Update: Apple has now listed more countries (screenshot below) eligible for its USB power adapter trade-in program. In Asia, new countries added include Hong Kong, Korea, and Taiwan. Interestingly, the fine print at the bottom of the page seems to suggest that there are more countries involved, and users whose countries aren't listed should check with their local Apple Authorized Service Providers for pricing details.
Update (15/08/13): On Apple's website, you can now find the list of countries that this USB power adapter takeback program applies to. Besides the U.S. and China, it lists Australia, Canada, Deutschland (that's Germany), France, Japan, and the U.K. The price of the replacement Apple USB power adapter in each country's local currency is also listed.

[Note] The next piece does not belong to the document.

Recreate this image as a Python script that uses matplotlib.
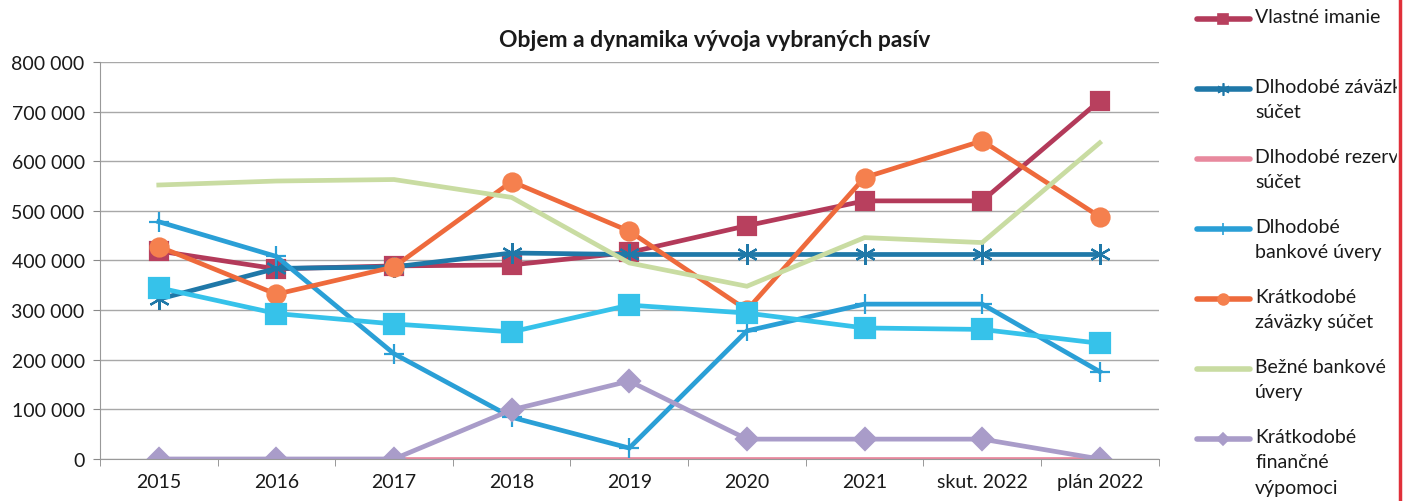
import numpy as np
import matplotlib.pyplot as plt
from matplotlib.lines import Line2D
from matplotlib.ticker import FixedLocator, FuncFormatter

plt.rcParams['font.family'] = ['Lato', 'DejaVu Sans']

# Categories (years)
years = ['2015', '2016', '2017', '2018', '2019', '2020', '2021', 'skut. 2022', 'plán 2022']

# Series values
vlastne_imanie = [419000, 383000, 389000, 391000, 416000, 470000, 520000, 520000, 722000]
dlh_zavazky = [322000, 384000, 387000, 415000, 412000, 412000, 412000, 412000, 412000]
dlh_rezervy = [0, 0, 0, 0, 0, 0, 0, 0, 0]
dlh_bank_uvery = [478000, 408000, 212000, 84000, 22000, 258000, 312000, 312000, 176000]
kratk_zavazky = [428000, 332000, 387000, 559000, 459000, 300000, 567000, 641000, 488000]
bezne_uvery = [552000, 560000, 563000, 527000, 395000, 348000, 446000, 436000, 637000]
kratk_vypomoci = [0, 0, 0, 99000, 157000, 40000, 40000, 40000, 0]
ostatne = [345000, 293000, 272000, 256000, 310000, 294000, 264000, 261000, 233000]

# (label, values, line colour, marker, marker colour, marker size)
series = [
    ('Vlastné imanie', vlastne_imanie, '#B33A5A', 's', '#B8405E', 13),
    ('Dlhodobé záväzky\nsúčet', dlh_zavazky, '#1F78A8', (6, 2, 0), '#1F78A8', 15),
    ('Dlhodobé rezervy\nsúčet', dlh_rezervy, '#E8899E', None, None, 0),
    ('Dlhodobé\nbankové úvery', dlh_bank_uvery, '#2A9FD6', '+', '#2A9FD6', 15),
    ('Krátkodobé\nzáväzky súčet', kratk_zavazky, '#EE6A3C', 'o', '#F5804E', 13),
    ('Bežné bankové\núvery', bezne_uvery, '#C9DCA2', None, None, 0),
    ('Krátkodobé\nfinančné\nvýpomoci', kratk_vypomoci, '#A99CC9', 'D', '#A99CC9', 11),
    ('Ostatné pasíva', ostatne, '#36C2EA', 's', '#36C2EA', 14),
]

fig = plt.figure(figsize=(14.04, 5.02), dpi=100)
ax = fig.add_axes([0.0712, 0.0837, 0.754, 0.791])

x = np.arange(len(years))
for label, vals, col, mk, mcol, ms in series:
    ax.plot(x, vals, color=col, lw=3.4, marker=mk, markersize=ms,
            markerfacecolor=mcol, markeredgecolor=mcol, markeredgewidth=1.6,
            solid_joinstyle='miter')

ax.set_xlim(-0.5, len(years) - 0.5)
ax.set_ylim(0, 800000)
ax.set_yticks(np.arange(0, 800001, 100000))
ax.yaxis.set_major_formatter(FuncFormatter(lambda v, p: f'{int(v):,}'.replace(',', ' ')))
ax.set_xticks(x)
ax.set_xticklabels(years)
ax.xaxis.set_minor_locator(FixedLocator(np.arange(-0.5, len(years), 1.0)))
ax.tick_params(axis='x', which='major', length=0, pad=10, labelsize=14, colors='#1a1a1a')
ax.tick_params(axis='x', which='minor', length=5, color='#888888')
ax.tick_params(axis='y', length=5, color='#888888', labelsize=14, labelcolor='#1a1a1a', pad=6)

ax.grid(axis='y', color='#A8A8A8', lw=1)
ax.set_axisbelow(True)
for s in ['top', 'right']:
    ax.spines[s].set_visible(False)
ax.spines['left'].set_color('#999999')
ax.spines['bottom'].set_color('#999999')

fig.text(0.509, 0.92, 'Objem a dynamika vývoja vybraných pasív', ha='center', va='center',
         fontsize=16.5, fontweight='bold', color='#1a1a1a')

# legend drawn by hand, equal-height entries like the original
W, H = 1404, 502
for i, (label, vals, col, mk, mcol, ms) in enumerate(series):
    yp = 20 + 70 * i
    if yp > H:
        continue  # below the visible edge, as in the original crop
    yf = 1 - yp / H
    fig.add_artist(Line2D([1197 / W, 1250 / W], [yf, yf], color=col, lw=4,
                          transform=fig.transFigure, solid_capstyle='round'))
    if mk is not None:
        fig.add_artist(Line2D([1223 / W], [yf], marker=mk, markersize=ms * 0.6,
                              color=mcol, markeredgewidth=1.2, transform=fig.transFigure))
    fig.text(1255 / W, yf + 11 / H, label, ha='left', va='top', fontsize=14,
             linespacing=1.6, color='#1a1a1a')

# scan edge on the right
fig.add_artist(plt.Rectangle((1397 / W, 0), 7 / W, 1, color='white', transform=fig.transFigure, zorder=10))
fig.add_artist(Line2D([1400 / W, 1400 / W], [0, 1], color='#E0303A', lw=2.5,
                      transform=fig.transFigure, zorder=11))

fig.savefig('out.png', dpi=100)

Originally posted on August 6, 2013:
*Update at 10.35 AM: An Apple spokesperson just informed us that the company is "working to offer this program around the world as quickly as possible."
If you have purchased a third-party USB power adapter for your iPod, iPhone or iPad, Apple is willing to replace it with an official one at a special price of US$10 or approximate equivalent in local currency.

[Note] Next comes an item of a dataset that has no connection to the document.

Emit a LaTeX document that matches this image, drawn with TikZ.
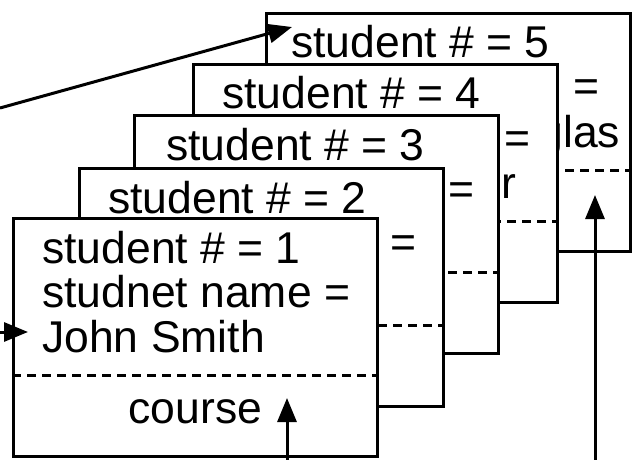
\documentclass[tikz,border=0pt]{standalone}
\usepackage{fontspec}
\setmainfont{Liberation Sans}
\usetikzlibrary{arrows.meta,calc}

\begin{document}
\begin{tikzpicture}[
  x=1pt, y=-1pt,
  font=\fontsize{44.5}{44.5}\selectfont,
  card/.style={draw, line width=3pt, fill=white, minimum width=364pt,
               minimum height=238pt, anchor=north west, inner sep=0pt},
  sep/.style={line width=3pt, dash pattern=on 9pt off 6pt},
  txt/.style={anchor=base west, inner sep=0pt},
  arr/.style={-{Triangle[length=24pt, width=19pt]}, line width=3pt}
]
\useasboundingbox (0,0) rectangle (635,460);

% ---------------- five record cards, back to front ----------------
\foreach \n/\x/\y/\tx/\who in {5/265/12/26/Michael Douglas, 4/192/63/30/Michelle Taylor,
    3/133/114/33/Peter Jackson, 2/78/167/30/Mary Brown, 1/12/217/30/John Smith}{
  \node[card] (c\n) at (\x,\y) {};
  \draw[sep] ($(c\n.north west)+(0,158)$) -- ($(c\n.north east)+(0,158)$);
  \node[txt] (num\n) at ($(c\n.north west)+(\tx,46)$) {student \# = \n};
  \node[txt] (nm\n) at ($(c\n.north west)+(\tx,90)$) {studnet name =};
  \node[txt] (who\n) at ($(c\n.north west)+(\tx,135)$) {\who};
  \node[anchor=base, inner sep=0pt] (crs\n) at ($(c\n.north)+(0,206)$) {course};
}

% ---------------- pointers into the list ----------------
\coordinate (src5) at (0,108);
\coordinate (src1) at (0,332);
\draw[arr] (src5) -- ($(c5.north west)+(27,15)$);
\draw[arr] (src1) -- ($(c1.north west)+(16,115)$);

\coordinate (tip1) at ($(c1.north west)+(275,181)$);
\coordinate (tip5) at ($(c5.north west)+(330,183)$);
\coordinate (bot1) at (tip1 |- 0,460);
\coordinate (bot5) at (tip5 |- 0,460);
\draw[arr] (bot1) -- (tip1);
\draw[arr] (bot5) -- (tip5);

\end{tikzpicture}
\end{document}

Announced as the USB Power Adapter Takeback Program, the special pricing on Apple USB power adapters is limited to one adapter for each iPhone, iPad, and iPod you own. AllThingsD reports that the Program will be launched on a global scale; commencing on 9 August in China and 16 Aug in the U.S and the rest of the world.
To qualify for the Program, you must turn in at least one USB adapter and bring your iPod, iPhone or iPad to an Apple retail store or participating Apple Authorized Service Provider for serial number validation.
Apple - "Recent reports have suggested that some counterfeit and third party adapters may not be designed properly and could result in safety issues. While not all third party adapters have an issue, we are announcing a USB Power Adapter Takeback Program to enable customers to acquire properly designed adapters."
So far, two life-threatening incidents have occurred due to the use of unauthorized chargers. A 23-year-old woman from Xinjiang died from electric shock while using her iPhone 5 which was connected to a third-party charger. Another man in Beijing fell into a coma after plugging a third-party charger into his iPhone 4.
Apple has since posted a page to its China website advising consumers on the risks of using unauthorized chargers. We've reached out to Apple on whether the Program is available on a global scale and we will update this section when we have new information.